There are hockey games and then there are games like Game One of the 2013 Stanley Cup final.
One often has two choices when faced with triple OT. Either go to bed, eat a banana, have another beer, accept the fact that you’ll be late for work tomorrow, and sit back and enjoy. It’s the latter you ought to choose: this is why you watched all year, after all, wasn’t it? This is why you put up with the threat of a season cancellation, and why you came back to the league despite all the vows you’d stay away just to spite the labour dispute, right? When it’s this good, the answer is yes.
All of which to say Game One was an epic, not only for its length, but for the narrative it built. It was close from the beginning, even though Boston took a 3-1 lead into the middle of the third period, thanks to Milan Lucic playing some of the best hockey of his postseason. Chicago battled back, amazingly, almost unbelievably, thanks in part to an errant left skate of Bruins defenceman Andrew Ference which deflected in the tying goal just over 12 minutes into the third.
And then we all sat and waited.
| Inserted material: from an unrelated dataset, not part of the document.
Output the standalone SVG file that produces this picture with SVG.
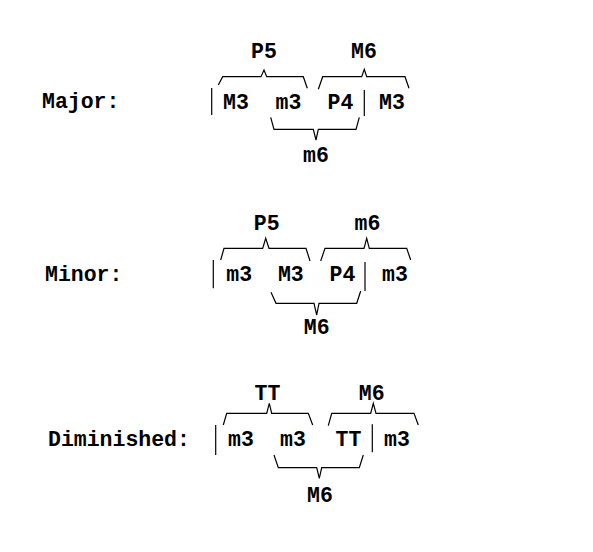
<svg xmlns="http://www.w3.org/2000/svg" width="593" height="552" viewBox="0 0 593 552">
<style>
text{font-family:"Liberation Mono","Courier New",monospace;font-weight:bold;font-size:21.5px;fill:#000}
.c{text-anchor:middle}
path,line{fill:none;stroke:#000;stroke-width:1.2}
</style>
<rect width="593" height="552" fill="#fff"/>
<g id="major">
<text x="42" y="108">Major:</text>
<text class="c" x="236" y="108.5">M3</text>
<text class="c" x="288.5" y="108.5">m3</text>
<text class="c" x="340.5" y="108.5">P4</text>
<text class="c" x="392" y="108.5">M3</text>
<text class="c" x="264" y="57.5">P5</text>
<text class="c" x="364" y="57.5">M6</text>
<text class="c" x="316" y="161.5">m6</text>
</g>
<g id="minor">
<text x="45" y="281">Minor:</text>
<text class="c" x="239.2" y="281">m3</text>
<text class="c" x="290.8" y="281">M3</text>
<text class="c" x="342.5" y="281">P4</text>
<text class="c" x="395" y="281">m3</text>
<text class="c" x="266.7" y="230">P5</text>
<text class="c" x="367.5" y="230">m6</text>
<text class="c" x="316.7" y="333.5">M6</text>
</g>
<g id="diminished">
<text x="48" y="446">Diminished:</text>
<text class="c" x="241" y="446">m3</text>
<text class="c" x="293" y="446">m3</text>
<text class="c" x="348.5" y="446">TT</text>
<text class="c" x="397" y="446">m3</text>
<text class="c" x="267.5" y="400">TT</text>
<text class="c" x="371.7" y="400">M6</text>
<text class="c" x="320" y="502">M6</text>
</g>
<g id="connectors">
<line x1="211.7" y1="88" x2="211.7" y2="115"/>
<line x1="364.3" y1="90" x2="364.3" y2="116"/>
<path d="M218.3 85 L222.7 76.7 H261 L264 70 L266.7 76.7 H303.3 L307.3 88.3"/>
<path d="M318.3 89.3 L322.7 76.7 H361.7 L364.3 69.3 L366.7 76.7 H405 L409 88.3"/>
<path d="M270.7 117.3 L274 129.3 H313.3 L316 140 L318.3 129.3 H356 L359.3 117.3"/>

<line x1="213.3" y1="260" x2="213.3" y2="288.3"/>
<line x1="365" y1="262" x2="365" y2="291"/>
<path d="M220.7 260 L224 248.3 H262.7 L265.7 238.3 L269 248.3 H306 L310 261"/>
<path d="M320.7 261 L325 248.3 H364 L366.7 238.3 L369.3 248.3 H406.7 L410.7 260"/>
<path d="M271 292.3 L276 303.3 H314 L316.7 315 L319 303.3 H356.7 L360.7 291"/>

<line x1="215.7" y1="425" x2="215.7" y2="455"/>
<line x1="372.3" y1="424.3" x2="372.3" y2="452.3"/>
<path d="M223.3 425 L226.7 413.3 H266.7 L269.3 403.3 L271.7 413.3 H308.3 L312.7 425"/>
<path d="M328.3 425.7 L331.7 413.3 H370.7 L373.3 403.3 L376 413.3 H414 L418.3 425"/>
<path d="M274 455 L278.3 467.7 H316.7 L319.3 478.3 L321.7 467.7 H359.3 L363.3 455"/>
</g>
</svg>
Into the third overtime period. Chicago was called for too many men. They killed it off. It happened again. They killed it off. Boston – Tyler Seguin in particular – came close to ending it a few times. He didn’t. Michael Frolik hit the crossbar. On and on it went. Everyone online started talking about that triple overtime Petr Klima goal against an earlier Boston team, in 1990, the longest playoff game in history, when the Edmonton Oilers bested the Bruins at the 55-minute mark of overtime.
We didn’t get quite that far. Just 52 minutes into extra time and after 117 shots were exchanged, Andrew Shaw from the Blackhawks managed to put one home for the winner to take it 4-3. It now stands as the fifth-longest game in NHL playoff history.